### MATERIAL SHOWN
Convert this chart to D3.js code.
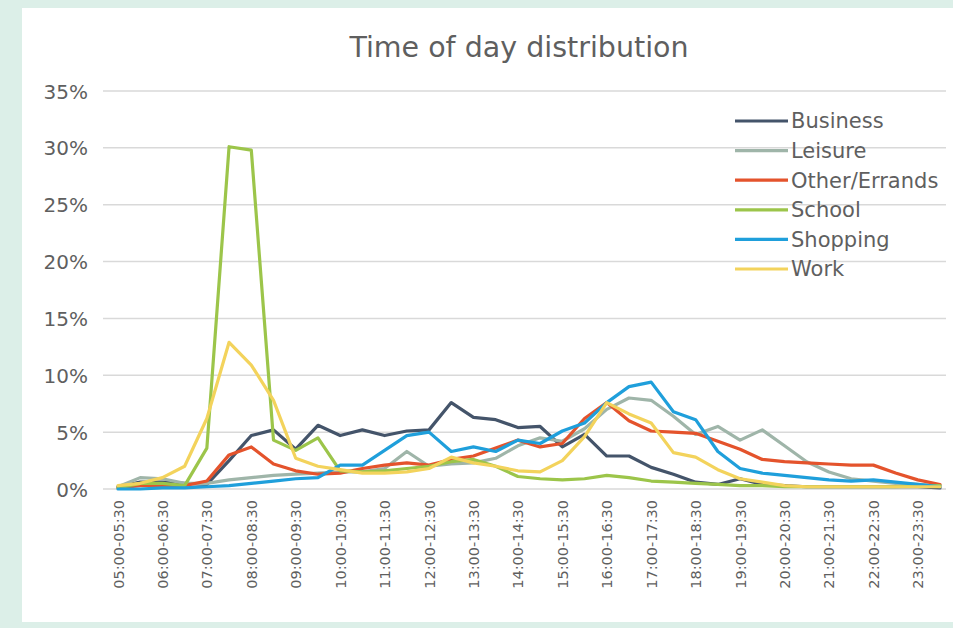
<!DOCTYPE html>
<html><head><meta charset="utf-8">
<script src="https://cdn.jsdelivr.net/npm/d3@7"></script>
<style>html,body{margin:0;padding:0;background:#dcefe8;}svg{display:block;}</style>
</head><body>
<svg id="chart" width="953" height="628"></svg>
<script>
const categories = ["05:00-05:30","05:30-06:00","06:00-06:30","06:30-07:00","07:00-07:30","07:30-08:00","08:00-08:30","08:30-09:00","09:00-09:30","09:30-10:00","10:00-10:30","10:30-11:00","11:00-11:30","11:30-12:00","12:00-12:30","12:30-13:00","13:00-13:30","13:30-14:00","14:00-14:30","14:30-15:00","15:00-15:30","15:30-16:00","16:00-16:30","16:30-17:00","17:00-17:30","17:30-18:00","18:00-18:30","18:30-19:00","19:00-19:30","19:30-20:00","20:00-20:30","20:30-21:00","21:00-21:30","21:30-22:00","22:00-22:30","22:30-23:00","23:00-23:30","23:30-00:00"];
const business = [0.2,0.6,0.6,0.5,0.4,2.5,4.7,5.2,3.5,5.6,4.7,5.2,4.7,5.1,5.2,7.6,6.3,6.1,5.4,5.5,3.7,4.8,2.9,2.9,1.9,1.3,0.6,0.4,0.9,0.4,0.3,0.2,0.2,0.2,0.2,0.2,0.2,0.1];
const leisure = [0.2,1.0,0.9,0.5,0.5,0.8,1.0,1.2,1.3,1.4,1.5,1.5,1.8,3.3,2.0,2.2,2.3,2.7,3.8,4.5,4.2,5.3,7.0,8.0,7.8,6.4,4.8,5.5,4.3,5.2,3.8,2.4,1.5,0.9,0.7,0.5,0.4,0.3];
const otherErrands = [0.1,0.3,0.3,0.3,0.7,3.0,3.7,2.2,1.6,1.3,1.4,1.8,2.1,2.3,2.1,2.6,2.9,3.6,4.3,3.7,4.0,6.2,7.6,6.0,5.1,5.0,4.9,4.2,3.5,2.6,2.4,2.3,2.2,2.1,2.1,1.4,0.8,0.4];
const school = [0.1,0.5,0.5,0.3,3.6,30.1,29.8,4.3,3.4,4.5,1.6,1.5,1.6,1.8,2.0,2.4,2.6,2.0,1.1,0.9,0.8,0.9,1.2,1.0,0.7,0.6,0.5,0.4,0.3,0.3,0.2,0.2,0.2,0.2,0.2,0.2,0.3,0.3];
const shopping = [0.0,0.0,0.1,0.1,0.2,0.3,0.5,0.7,0.9,1.0,2.1,2.1,3.4,4.7,5.0,3.3,3.7,3.3,4.3,4.0,5.1,5.8,7.6,9.0,9.4,6.8,6.1,3.3,1.8,1.4,1.2,1.0,0.8,0.7,0.8,0.6,0.4,0.2];
const work = [0.3,0.5,1.0,2.0,6.2,12.9,10.9,7.8,2.7,2.0,1.7,1.4,1.4,1.5,1.8,2.8,2.3,2.0,1.6,1.5,2.5,4.6,7.6,6.6,5.8,3.2,2.8,1.7,0.9,0.6,0.3,0.2,0.2,0.2,0.2,0.2,0.2,0.2];
const seriesNames = ["Business","Leisure","Other/Errands","School","Shopping","Work"];
const seriesColors = ["#44546a","#9fb5a9","#e4532c","#9cc54a","#1f9fdb","#f3d35c"];
const yTicks = [0,5,10,15,20,25,30,35];
const title = "Time of day distribution";

const seriesData = [business, leisure, otherErrands, school, shopping, work];
const svg = d3.select("#chart");
const font = "'DejaVu Sans', Verdana, sans-serif";
const textColor = "#5f5f5f";

// white chart panel
svg.append("rect").attr("x",22).attr("y",8).attr("width",931).attr("height",614).attr("fill","#ffffff");

const x = d3.scalePoint().domain(categories).range([118, 940]);
const y = d3.scaleLinear().domain([0,35]).range([489, 91]);

// gridlines
svg.append("g").selectAll("line").data(yTicks).join("line")
  .attr("x1",103).attr("x2",946)
  .attr("y1",d=>y(d)).attr("y2",d=>y(d))
  .attr("stroke","#d9d9d9").attr("stroke-width",1.5);

// y axis
const yAxis = d3.axisLeft(y).tickValues(yTicks).tickFormat(d=>d+"%").tickSize(0).tickPadding(0);
const yg = svg.append("g").attr("transform","translate(88,0)").call(yAxis);
yg.select(".domain").remove();
yg.selectAll("text").attr("font-family",font).attr("font-size",20).attr("fill",textColor).attr("dy","0.35em");

// x axis
const xAxis = d3.axisBottom(x).tickValues(categories.filter((c,i)=>i%2===0)).tickSize(0).tickPadding(0);
const xg = svg.append("g").attr("transform","translate(0,500)").call(xAxis);
xg.select(".domain").remove();
xg.selectAll("text").attr("font-family",font).attr("font-size",14.5).attr("fill",textColor)
  .attr("transform","rotate(-90)").attr("text-anchor","end").attr("x",0).attr("y",0).attr("dy","0.35em");

// lines
const line = d3.line().x((d,i)=>x(categories[i])).y(d=>y(d));
svg.append("g").selectAll("path").data(seriesData).join("path")
  .attr("d",d=>line(d)).attr("fill","none")
  .attr("stroke",(d,i)=>seriesColors[i]).attr("stroke-width",3.2)
  .attr("stroke-linejoin","round").attr("stroke-linecap","round");

// title
svg.append("text").attr("x",519).attr("y",57).attr("text-anchor","middle")
  .attr("font-family",font).attr("font-size",28.5).attr("fill",textColor).text(title);

// legend
const legendY = d3.scalePoint().domain(seriesNames).range([121, 269]);
const lg = svg.append("g").selectAll("g").data(seriesNames).join("g")
  .attr("transform",d=>`translate(0,${legendY(d)})`);
lg.append("line").attr("x1",735).attr("x2",788).attr("y1",0).attr("y2",0)
  .attr("stroke",(d,i)=>seriesColors[i]).attr("stroke-width",3.2);
lg.append("text").attr("x",791).attr("y",0).attr("dy","0.35em")
  .attr("font-family",font).attr("font-size",21).attr("fill",textColor).text(d=>d);
</script>
</body></html>
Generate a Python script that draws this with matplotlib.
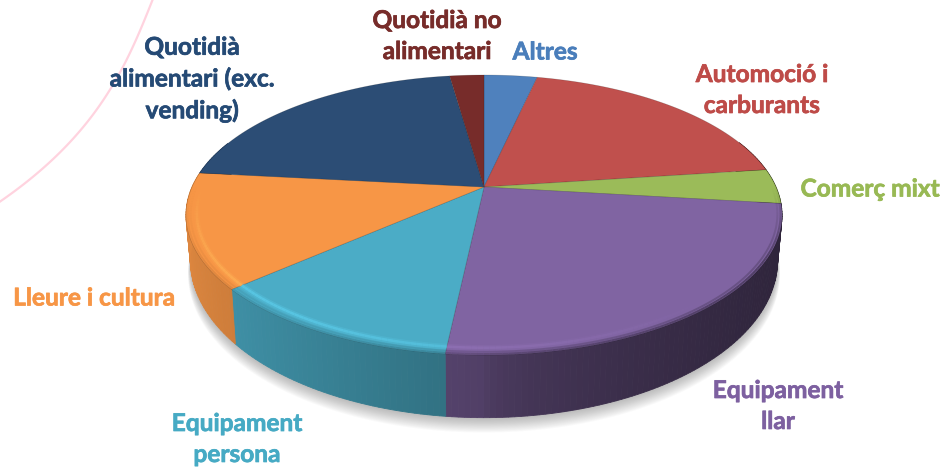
import numpy as np
import matplotlib
matplotlib.use("Agg")
import matplotlib.pyplot as plt
import matplotlib.patheffects as pe
from matplotlib.colors import to_rgb

# Data (share of the pie, clockwise from 12 o'clock)
categories = ["Altres", "Automoció i\ncarburants", "Comerç mixt", "Equipament\nllar",
              "Equipament\npersona", "Lleure i cultura",
              "Quotidià\nalimentari (exc.\nvending)", "Quotidià no\nalimentari"]
values = [3.5, 19.4, 4.0, 24.8, 11.8, 13.2, 21.05, 2.25]
colors = ["#4F81BD", "#C0504D", "#9BBB59", "#8064A2", "#4BACC6", "#F79646", "#2C4D75", "#772C2A"]
text_colors = ["#4A7EBB", "#BE4B48", "#98B954", "#7D60A0", "#46AAC4", "#F79646", "#254A75", "#772C2A"]
label_x = [545, 762, 870, 778, 237, 94, 192, 437]
label_y = [52, 90, 189, 406, 439, 298, 79, 36]

arc_x = [153, 133, 113, 87, 43, 0]
arc_y = [0, 43, 87, 123, 167, 202]

# Perspective geometry of the disc, in pixels
CX, CY, A, B, K = 484.0, 187.0, 292.0, 134.4, 0.2
W, H = 943, 469


def top(theta, r=1.0):
    x, y = r * np.sin(theta), r * np.cos(theta)
    w = 1 + K * y
    return CX + A * x / w, CY - B * y / w


def bottom(theta, scale=1.0, dy=0.0):
    x, y = np.sin(theta), np.cos(theta)
    w = 1 + K * y
    yy = -B * y / w
    return CX + 0.985 * scale * A * x / w, CY + 42 + 1.123 * scale * yy + dy


def shade(u):
    return 0.63 - 0.27 * u if u < 0 else 0.63 - 0.27 * np.sqrt(u)


fig = plt.figure(figsize=(W / 100, H / 100), dpi=100)
ax = fig.add_axes([0, 0, 1, 1])
ax.set_xlim(0, W)
ax.set_ylim(H, 0)
ax.axis("off")

# Pink decorative arc in the background
coef = np.polyfit(arc_y, arc_x, 3)
yy = np.linspace(0, 202, 80)
ax.plot(np.polyval(coef, yy), yy, color="#FFD3DF", lw=1.6, zorder=1)

# Soft shadow
tt = np.linspace(0, 2 * np.pi, 361)
for i in range(14, 0, -1):
    sx, sy = bottom(tt, 1 + i * 0.0006, dy=i * 0.95)
    ax.fill(sx, sy, color="#555555", alpha=0.03, lw=0, zorder=2)

edges = np.radians(np.concatenate([[0], np.cumsum(values)]) / np.sum(values) * 360)

# Side wall, shaded from left to right
for c, a0, a1 in zip(colors, edges[:-1], edges[1:]):
    base = np.array(to_rgb(c))
    n = max(2, int(np.degrees(a1 - a0)))
    th = np.linspace(a0, a1, n + 1)
    for t0, t1 in zip(th[:-1], th[1:]):
        tm = (t0 + t1) / 2
        if np.cos(tm) > 0.35:
            continue
        col = tuple(np.clip(base * shade(np.sin(tm)), 0, 1))
        x0, y0 = top(np.array([t0, t1]))
        x1, y1 = bottom(np.array([t1, t0]))
        ax.fill(np.r_[x0, x1], np.r_[y0, y1], color=col, lw=0.6, zorder=3)

# Top face
for c, a0, a1 in zip(colors, edges[:-1], edges[1:]):
    th = np.linspace(a0, a1, max(3, int(np.degrees(a1 - a0) * 2)))
    x, y = top(th)
    ax.fill(np.r_[CX, x], np.r_[CY, y], facecolor=c, edgecolor="#00000030", lw=0.5, zorder=4)

# Bevel: soft light line and soft transition on the front of the rim
for c, a0, a1 in zip(colors, edges[:-1], edges[1:]):
    base = np.array(to_rgb(c))
    light = np.clip(base * 1.15 + 0.02, 0, 1)
    n = max(2, int(np.degrees(a1 - a0)))
    th = np.linspace(a0, a1, n + 1)
    for t0, t1 in zip(th[:-1], th[1:]):
        tm = (t0 + t1) / 2
        if np.cos(tm) > 0.0:
            continue
        u = np.sin(tm)
        strength = float(np.clip(-np.cos(tm) * 1.5, 0, 1) * np.clip(0.55 - 0.8 * u, 0, 1))
        pair = np.array([t0, t1])
        lx, ly = top(pair, 0.965)
        ax.plot(lx, ly, color=light, lw=4.0, alpha=0.3 * strength, zorder=5, solid_capstyle="butt")
        ax.plot(lx, ly, color=light, lw=1.8, alpha=0.7 * strength, zorder=5, solid_capstyle="butt")
        dark = np.clip(base * shade(u), 0, 1)
        fade = float(np.clip(-np.cos(tm) * 2, 0, 1))
        for r, al in ((0.995, 0.6), (0.985, 0.3)):
            ex, ey = top(pair, r)
            ax.plot(ex, ey, color=tuple(dark), lw=1.4, alpha=al * fade, zorder=5, solid_capstyle="butt")

# Labels
for name, tc, lx, ly in zip(categories, text_colors, label_x, label_y):
    t = ax.text(lx, ly, name, color=tc, ha="center", va="center", ma="center",
                family="Lato", weight="bold", fontsize=17.6, linespacing=1.42, zorder=6)
    t.set_path_effects([pe.withStroke(linewidth=0.5, foreground=tc)])

fig.savefig("out.png", dpi=100, facecolor="white")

### INSTRUCTION
Go to the line that contains "Generate a Python" and copy from there down to the line that contains "arc_y = [0, 43, 87, 123, 167, 202]", with both lines included. Pass over the pictures.

### ANSWER TO THE TASK
Generate a Python script that draws this with matplotlib.
import numpy as np
import matplotlib
matplotlib.use("Agg")
import matplotlib.pyplot as plt
import matplotlib.patheffects as pe
from matplotlib.colors import to_rgb

# Data (share of the pie, clockwise from 12 o'clock)
categories = ["Altres", "Automoció i\ncarburants", "Comerç mixt", "Equipament\nllar",
              "Equipament\npersona", "Lleure i cultura",
              "Quotidià\nalimentari (exc.\nvending)", "Quotidià no\nalimentari"]
values = [3.5, 19.4, 4.0, 24.8, 11.8, 13.2, 21.05, 2.25]
colors = ["#4F81BD", "#C0504D", "#9BBB59", "#8064A2", "#4BACC6", "#F79646", "#2C4D75", "#772C2A"]
text_colors = ["#4A7EBB", "#BE4B48", "#98B954", "#7D60A0", "#46AAC4", "#F79646", "#254A75", "#772C2A"]
label_x = [545, 762, 870, 778, 237, 94, 192, 437]
label_y = [52, 90, 189, 406, 439, 298, 79, 36]

arc_x = [153, 133, 113, 87, 43, 0]
arc_y = [0, 43, 87, 123, 167, 202]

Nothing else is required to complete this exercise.